* BEGIN GIVEN INFORMATION *

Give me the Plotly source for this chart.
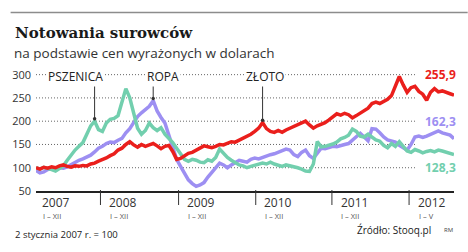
import plotly.graph_objects as go

# ---------------- data (index 0 = 2 Jan 2007, last = May 2012) ----------------
zloto = [100, 97, 101, 99, 102, 100, 104, 106, 103, 101, 104, 103, 105, 104, 108, 110,
         114, 117, 121, 126, 130, 138, 142, 150, 156, 149, 144, 150, 146, 149, 152, 147,
         141, 146, 148, 135, 118, 120, 125, 131, 133, 138, 142, 147, 145, 143, 146, 150,
         149, 152, 156, 155, 159, 163, 167, 172, 178, 185, 197, 184, 178, 176, 180, 176,
         181, 185, 190, 192, 197, 200, 192, 185, 190, 193, 197, 203, 209, 216, 213, 217,
         214, 207, 212, 218, 223, 228, 238, 241, 238, 243, 247, 255, 275, 296, 278, 262,
         272, 275, 264, 258, 245, 262, 270, 263, 265, 261, 259, 255.9]

pszenica = [100, 97, 101, 99, 96, 93, 99, 104, 116, 128, 138, 146, 154, 172, 190, 200,
            182, 178, 196, 204, 206, 212, 238, 270, 250, 215, 185, 172, 180, 196, 186, 180,
            186, 172, 163, 154, 142, 130, 118, 114, 118, 116, 112, 111, 117, 114, 122, 140,
            130, 122, 116, 110, 106, 104, 100, 103, 106, 108, 110, 108, 112, 108, 105, 103,
            106, 104, 103, 100, 97, 93, 92, 108, 156, 145, 146, 148, 151, 155, 162, 165,
            170, 183, 178, 168, 166, 172, 166, 160, 157, 148, 143, 152, 146, 156, 146, 136,
            133, 139, 136, 132, 135, 137, 134, 138, 136, 133, 131, 128.3]

ropa = [94, 89, 91, 96, 98, 97, 100, 99, 102, 107, 112, 116, 119, 123, 127, 134,
        142, 146, 152, 155, 154, 159, 163, 175, 184, 197, 210, 218, 225, 232, 244, 222,
        208, 196, 170, 146, 118, 103, 90, 74, 66, 60, 63, 68, 80, 91, 100, 110,
        106, 100, 106, 112, 116, 114, 112, 118, 121, 119, 122, 126, 128, 130, 134, 137,
        140, 138, 128, 124, 133, 138, 126, 120, 130, 142, 141, 144, 146, 145, 148, 150,
        152, 160, 168, 174, 166, 158, 184, 183, 175, 166, 160, 157, 155, 148, 142, 138,
        150, 166, 168, 165, 168, 172, 176, 179, 175, 173, 170, 162.3]

idx = list(range(len(zloto)))

# year boundaries (index where each year begins) and labels
year_start = [0, 16.5, 36.5, 56.25, 75.75, 95.5]
years = ["2007", "2008", "2009", "2010", "2011", "2012"]
periods = ["I – XII", "I – XII", "I – XII", "I – XII", "I – XII", "I – V"]

yticks = [50, 100, 150, 200, 250, 300]
grid_vals = [100, 150, 200, 250, 300]

end_labels = ["255,9", "162,3", "128,3"]
end_label_y = [300, 200, 100]

# callouts: name, series, index of pointed value, text index
callouts = [("PSZENICA", pszenica, 15, 10.1),
            ("ROPA", ropa, 30, 32.5),
            ("ZŁOTO", zloto, 58, 58.5)]

RED = "#ea1f1c"
GREEN = "#72cfae"
PURPLE = "#9d8ff2"
DARK = "#333333"

# ---------------- geometry helpers (pixels -> paper) ----------------
W, H = 468, 252
PL, PR, PT, PB = 26, 454, 70, 191


def px(x):
    return (x - PL) / (PR - PL)


def py(y):
    return (PB - y) / (PB - PT)


fig = go.Figure()
fig.add_trace(go.Scatter(x=idx, y=ropa, mode="lines", line=dict(color=PURPLE, width=3.5), hoverinfo="skip"))
fig.add_trace(go.Scatter(x=idx, y=pszenica, mode="lines", line=dict(color=GREEN, width=3.5), hoverinfo="skip"))
fig.add_trace(go.Scatter(x=idx, y=zloto, mode="lines", line=dict(color=RED, width=3.5), hoverinfo="skip"))

shapes = []
annotations = []

# gridlines (dotted, ending before the end labels)
for g in grid_vals:
    shapes.append(dict(type="line", xref="x", yref="y", x0=0, x1=97.5, y0=g, y1=g,
                       line=dict(color="#666666", width=1, dash="1px,2px"), layer="below"))

# top rule
shapes.append(dict(type="line", xref="paper", yref="paper", x0=px(0), x1=px(W), y0=py(12.5), y1=py(12.5),
                   line=dict(color="#8c8c8c", width=1.5)))

# year dividers and labels
for i, (s, yr, per) in enumerate(zip(year_start, years, periods)):
    if i > 0:
        shapes.append(dict(type="line", xref="x", yref="paper", x0=s, x1=s, y0=py(190), y1=py(205),
                           line=dict(color=DARK, width=1)))
    lx = s + (1 if i == 0 else 1.7)
    annotations.append(dict(xref="x", yref="paper", x=lx, y=py(202.5), text=yr,
                            showarrow=False, xanchor="left", yanchor="middle",
                            font=dict(family="Open Sans", size=12, color=DARK)))
    annotations.append(dict(xref="x", yref="paper", x=lx + 0.2, y=py(216), text=per,
                            showarrow=False, xanchor="left", yanchor="middle",
                            font=dict(family="Open Sans", size=7.5, color="#555555")))

# end value labels
for t, yv, c in zip(end_labels, end_label_y, [RED, PURPLE, GREEN]):
    annotations.append(dict(xref="x", yref="y", x=99.0, y=yv, text="<b>%s</b>" % t, showarrow=False,
                            xanchor="left", yanchor="middle",
                            font=dict(family="Open Sans", size=12, color=c)))

# callouts
dot_x, dot_y = [], []
for name, ser, i, tx in callouts:
    v = ser[i] + 5
    shapes.append(dict(type="line", xref="x", yref="y", x0=i, x1=i, y0=v, y1=282,
                       line=dict(color=DARK, width=1)))
    dot_x.append(i)
    dot_y.append(v)
    annotations.append(dict(xref="x", yref="y", x=tx, y=295, text=name, showarrow=False,
                            xanchor="center", yanchor="middle", bgcolor="white", borderpad=1,
                            font=dict(family="Open Sans", size=12, color="#222222")))
fig.add_trace(go.Scatter(x=dot_x, y=dot_y, mode="markers", marker=dict(color=DARK, size=3.5), hoverinfo="skip"))

# titles and footnotes
annotations.append(dict(xref="paper", yref="paper", x=px(2), y=py(33), text="<b>Notowania surowców</b>",
                        showarrow=False, xanchor="left", yanchor="middle",
                        font=dict(family="DejaVu Serif", size=15, color="#1a1a1a")))
annotations.append(dict(xref="paper", yref="paper", x=px(1), y=py(53), text="na podstawie cen wyrażonych w dolarach",
                        showarrow=False, xanchor="left", yanchor="middle",
                        font=dict(family="Open Sans", size=13.5, color="#333333")))
annotations.append(dict(xref="paper", yref="paper", x=px(2), y=py(234), text="2 stycznia 2007 r. = 100",
                        showarrow=False, xanchor="left", yanchor="middle",
                        font=dict(family="Open Sans", size=9.5, color="#222222")))
annotations.append(dict(xref="paper", yref="paper", x=px(433), y=py(229.5), text="Źródło: Stooq.pl",
                        showarrow=False, xanchor="right", yanchor="middle",
                        font=dict(family="Open Sans", size=10, color="#222222")))
annotations.append(dict(xref="paper", yref="paper", x=px(455), y=py(230), text="RM",
                        showarrow=False, xanchor="right", yanchor="middle",
                        font=dict(family="Open Sans", size=6, color="#444444")))

fig.update_layout(
    width=W, height=H,
    margin=dict(l=PL, r=W - PR, t=PT, b=H - PB, pad=0),
    paper_bgcolor="white", plot_bgcolor="white",
    showlegend=False,
    shapes=shapes, annotations=annotations,
    xaxis=dict(range=[0, len(zloto) - 1], showgrid=False, zeroline=False, showticklabels=False,
               showline=True, linecolor="#222222", linewidth=2, ticks=""),
    yaxis=dict(range=[50, 310], showgrid=False, zeroline=False, tickvals=yticks,
               tickfont=dict(family="Open Sans", size=11, color=DARK), ticks="",
               ticklabelstandoff=4, showline=False),
)

fig.write_html("out.html")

* END GIVEN INFORMATION *

### [INSTRUCTIONS FOR THE TASK]
Skip the pictures, please, and transcribe only the lines from the beginning of the material through the one that contains "import plotly.graph_objects as go".

### [SOLUTION TO THE PROBLEM]
Give me the Plotly source for this chart.
import plotly.graph_objects as go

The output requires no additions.